The following is an excerpt from Louis Hernandez, Jr.’s latest book, Saving the American Dream: Main Street’s Last Stand, which can be purchased here.
WHY COMMUNITY-BASED FINANCIAL INSTITUTIONS MATTER
Community-based financial institutions are America’s “Main Street” financial institutions. They consist of banks and credit unions that are relatively small in size (under $10 billion in assets) and do most of their business in the communities in which they are located. In the case of credit unions, they may even be restricted to serving only a certain group of people within a highly specific geography. In general, community-based financial institutions focus on offering essential financial services (such as basic checking and savings accounts, mortgages, and personal, small business and commercial real-estate loans). They derive their strength from the close, long-term relationships they maintain with the people in their communities and the deep knowledge they possess about their local economies.
Nearly all community-based financial institutions began as firms that were locally owned, staffed and operated. They make lending decisions locally, based on personal knowledge of their customers and members. They invest in their communities not only through lending, but also by playing an active role in community affairs and supporting the organizations that benefit the neighborhoods where they do business.

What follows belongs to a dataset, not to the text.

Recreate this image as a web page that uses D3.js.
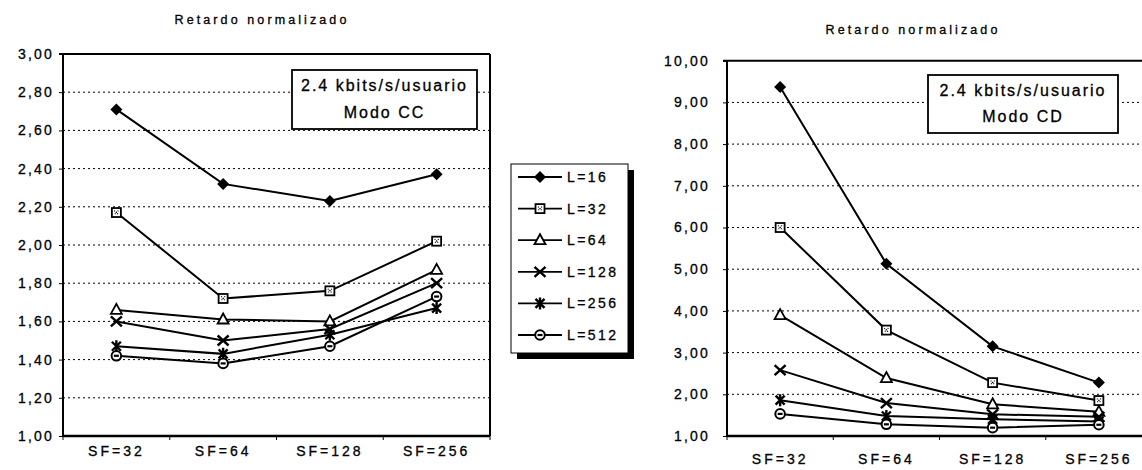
<!DOCTYPE html>
<html>
<head>
<meta charset="utf-8">
<script src="https://cdn.jsdelivr.net/npm/d3@7"></script>
<style>
  html, body { margin: 0; padding: 0; background: #fff; }
  svg { display: block; font-family: "Liberation Sans", Arial, sans-serif; }
  svg text { stroke: #000; stroke-width: 0.3px; fill: #000; }
</style>
</head>
<body>
<svg id="chart" width="1142" height="470"></svg>
<script>
// Spreading factor categories shared by both panels
const categories = ["SF=32", "SF=64", "SF=128", "SF=256"];
const seriesNames = ["L=16", "L=32", "L=64", "L=128", "L=256", "L=512"];
const markerKinds = ["diamond", "square", "triangle", "cross", "star", "circle"];

// Normalized delay, mode CC
const ccL16  = [2.71, 2.32, 2.23, 2.37];
const ccL32  = [2.17, 1.72, 1.76, 2.02];
const ccL64  = [1.66, 1.61, 1.60, 1.87];
const ccL128 = [1.60, 1.50, 1.56, 1.80];
const ccL256 = [1.47, 1.43, 1.53, 1.67];
const ccL512 = [1.42, 1.38, 1.47, 1.73];

// Normalized delay, mode CD
const cdL16  = [9.37, 5.13, 3.15, 2.28];
const cdL32  = [6.00, 3.54, 2.28, 1.85];
const cdL64  = [3.90, 2.39, 1.76, 1.58];
const cdL128 = [2.58, 1.79, 1.52, 1.46];
const cdL256 = [1.86, 1.48, 1.40, 1.35];
const cdL512 = [1.53, 1.28, 1.20, 1.27];

// Y tick values for each panel
const ccTicks = [1.0, 1.2, 1.4, 1.6, 1.8, 2.0, 2.2, 2.4, 2.6, 2.8, 3.0];
const cdTicks = [1, 2, 3, 4, 5, 6, 7, 8, 9, 10];

const titleText = "Retardo normalizado";
const rateText = "2.4 kbits/s/usuario";
const modeCC = "Modo CC";
const modeCD = "Modo CD";

const svg = d3.select("#chart");
const fmt = v => d3.format(".2f")(v).replace(".", ",");

function drawMarker(g, kind, cx, cy) {
  const m = g.append("g").attr("transform", `translate(${cx},${cy})`);
  if (kind === "diamond") {
    m.append("path").attr("d", "M0,-6L6,0L0,6L-6,0Z").attr("fill", "#000");
  } else if (kind === "square") {
    m.append("rect").attr("x", -4.5).attr("y", -4.5).attr("width", 9).attr("height", 9)
      .attr("fill", "#fff").attr("stroke", "#000").attr("stroke-width", 1.8);
    m.append("path").attr("d", "M-2,-2L2,2M2,-2L-2,2")
      .attr("stroke", "#000").attr("stroke-width", 1.1).attr("stroke-dasharray", "1,1");
  } else if (kind === "triangle") {
    m.append("path").attr("d", "M0,-6L5.5,4L-5.5,4Z")
      .attr("fill", "#fff").attr("stroke", "#000").attr("stroke-width", 1.8);
  } else if (kind === "cross") {
    m.append("path").attr("d", "M-5.5,-5L5.5,5M5.5,-5L-5.5,5")
      .attr("stroke", "#000").attr("stroke-width", 2.4);
  } else if (kind === "star") {
    m.append("path").attr("d", "M-4.5,-4.5L4.5,4.5M4.5,-4.5L-4.5,4.5M0,-6L0,6")
      .attr("stroke", "#000").attr("stroke-width", 2.4);
  } else if (kind === "circle") {
    m.append("circle").attr("r", 4.8)
      .attr("fill", "#fff").attr("stroke", "#000").attr("stroke-width", 2);
    m.append("path").attr("d", "M-2.5,0L2.5,0").attr("stroke", "#000").attr("stroke-width", 2.2);
  }
}

function drawPanel(opt) {
  const { left, right, top, bottom, domain, ticks, series } = opt;
  const g = svg.append("g");

  const x = d3.scaleBand().domain(categories).range([left, right]);
  const y = d3.scaleLinear().domain(domain).range([bottom, top]);

  // dotted grid
  g.append("g")
    .selectAll("line")
    .data(ticks.filter(t => t !== domain[0] && t !== domain[1]))
    .join("line")
    .attr("x1", left).attr("x2", right)
    .attr("y1", d => y(d)).attr("y2", d => y(d))
    .attr("stroke", "#000").attr("stroke-width", 1)
    .attr("stroke-dasharray", "2,3");

  // y axis with comma-decimal labels
  const yAxis = g.append("g")
    .attr("transform", `translate(${left},0)`)
    .call(d3.axisLeft(y).tickValues(ticks).tickSize(4).tickPadding(opt.labelPad).tickFormat(fmt));
  yAxis.select(".domain").remove();
  yAxis.selectAll(".tick line").attr("stroke", "#000").attr("stroke-width", 1);
  yAxis.selectAll(".tick text")
    .attr("font-size", 14).attr("fill", "#000")
    .attr("font-family", "Liberation Sans, Arial, sans-serif")
    .style("letter-spacing", "2.2px");

  // x axis labels
  const xAxis = g.append("g")
    .attr("transform", `translate(0,${bottom})`)
    .call(d3.axisBottom(x).tickSize(0).tickPadding(opt.xLabelPad));
  xAxis.select(".domain").remove();
  xAxis.selectAll(".tick text")
    .attr("font-size", 14).attr("fill", "#000")
    .attr("font-family", "Liberation Sans, Arial, sans-serif")
    .style("letter-spacing", "3px");

  // small ticks at category boundaries
  g.append("g").selectAll("line")
    .data(categories.map(c => x(c)).concat([x(categories[categories.length - 1]) + x.bandwidth()]))
    .join("line")
    .attr("x1", d => d).attr("x2", d => d)
    .attr("y1", bottom).attr("y2", bottom + 4)
    .attr("stroke", "#000").attr("stroke-width", 1);

  // plot frame
  g.append("line").attr("x1", left).attr("x2", left).attr("y1", top).attr("y2", bottom)
    .attr("stroke", "#000").attr("stroke-width", 2);
  g.append("line").attr("x1", left - 4).attr("x2", right).attr("y1", top).attr("y2", top)
    .attr("stroke", "#000").attr("stroke-width", 2);
  g.append("line").attr("x1", left).attr("x2", right).attr("y1", bottom).attr("y2", bottom)
    .attr("stroke", "#000").attr("stroke-width", 2.5);
  g.append("line").attr("x1", right).attr("x2", right).attr("y1", top).attr("y2", bottom)
    .attr("stroke", "#000").attr("stroke-width", 2);

  // title
  g.append("text").attr("x", opt.titleX).attr("y", opt.titleY)
    .attr("text-anchor", "middle").attr("font-size", 12.5)
    .style("letter-spacing", "3.1px").text(titleText);

  // series lines
  const line = d3.line().x((d, i) => x(categories[i]) + x.bandwidth() / 2).y(d => y(d));
  series.forEach(s => {
    g.append("path").datum(s).attr("d", line)
      .attr("fill", "none").attr("stroke", "#000").attr("stroke-width", 2);
  });
  // markers on top
  series.forEach((s, k) => {
    s.forEach((v, i) => drawMarker(g, markerKinds[k], x(categories[i]) + x.bandwidth() / 2, y(v)));
  });

  // info box
  const b = opt.box;
  g.append("rect").attr("x", b.x).attr("y", b.y).attr("width", b.w).attr("height", b.h)
    .attr("fill", "#fff").attr("stroke", "#000").attr("stroke-width", 1.8);
  g.append("text").attr("x", b.x + b.w / 2).attr("y", b.y + b.h * 0.27)
    .attr("text-anchor", "middle").attr("dominant-baseline", "central")
    .attr("font-size", 16).style("letter-spacing", "2px").text(rateText);
  g.append("text").attr("x", b.x + b.w / 2).attr("y", b.y + b.h * 0.72)
    .attr("text-anchor", "middle").attr("dominant-baseline", "central")
    .attr("font-size", 16).style("letter-spacing", "2px").text(opt.mode);
}

drawPanel({
  left: 63, right: 490, top: 54, bottom: 436, domain: [1, 3], ticks: ccTicks,
  series: [ccL16, ccL32, ccL64, ccL128, ccL256, ccL512],
  labelPad: 5, xLabelPad: 10, titleX: 262, titleY: 24,
  box: { x: 292, y: 70, w: 185, h: 59 }, mode: modeCC
});

drawPanel({
  left: 727, right: 1152, top: 60.7, bottom: 436, domain: [1, 10], ticks: cdTicks,
  series: [cdL16, cdL32, cdL64, cdL128, cdL256, cdL512],
  labelPad: 13, xLabelPad: 18, titleX: 913, titleY: 34,
  box: { x: 928, y: 75, w: 190, h: 58 }, mode: modeCD
});

// legend with drop shadow
const legend = svg.append("g");
const lg = { x: 511, y: 164, w: 117, h: 189 };
legend.append("rect").attr("x", lg.x + 6).attr("y", lg.y + 6).attr("width", lg.w).attr("height", lg.h)
  .attr("fill", "#000");
legend.append("rect").attr("x", lg.x).attr("y", lg.y).attr("width", lg.w).attr("height", lg.h)
  .attr("fill", "#fff").attr("stroke", "#000").attr("stroke-width", 1);
const ly = d3.scalePoint().domain(seriesNames).range([177, 335]);
seriesNames.forEach((name, k) => {
  const yy = ly(name);
  legend.append("line").attr("x1", 518).attr("x2", 562).attr("y1", yy).attr("y2", yy)
    .attr("stroke", "#000").attr("stroke-width", 1.8);
  drawMarker(legend, markerKinds[k], 540, yy);
  legend.append("text").attr("x", 567).attr("y", yy).attr("dominant-baseline", "central")
    .attr("font-size", 14).style("letter-spacing", "2.4px").text(name);
});
</script>
</body>
</html>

In a very real sense, community banks and credit unions help to support the American Dream by helping people to reinvest in their own communities. Their role is memorably depicted in the 1946 Frank Capra movie, It’s a Wonderful Life, when the film’s main character, George Bailey (played by Jimmy Stewart) explains to a mob of angry townspeople making a run on their local bank why the bank can’t return their money:
The money’s not here. Well, your money’s in Joe’s house…that’s right next to yours. And in the Kennedy house, and Mrs. Macklin’s house, and, and a hundred others. Why, you’re lending them the money to build, and then, they’re going to pay it back to you as best they can. Now what are you going to do? Foreclose on them?
Despite their small size and humble origins, community-based financial institutions are a potent force in the U.S. economy. They represent 92% of all banks in America. Taken as a group, they would be the largest financial institution in the country. While they hold only about 24% of U.S. bank assets, community-based financial institutions provide 58% of all loans to small businesses – in other words, they disproportionately support the firms that constitute 99.7% of all employer firms in America and accounted for 65 percent of the 15 million net new jobs created between 1993 and 2009.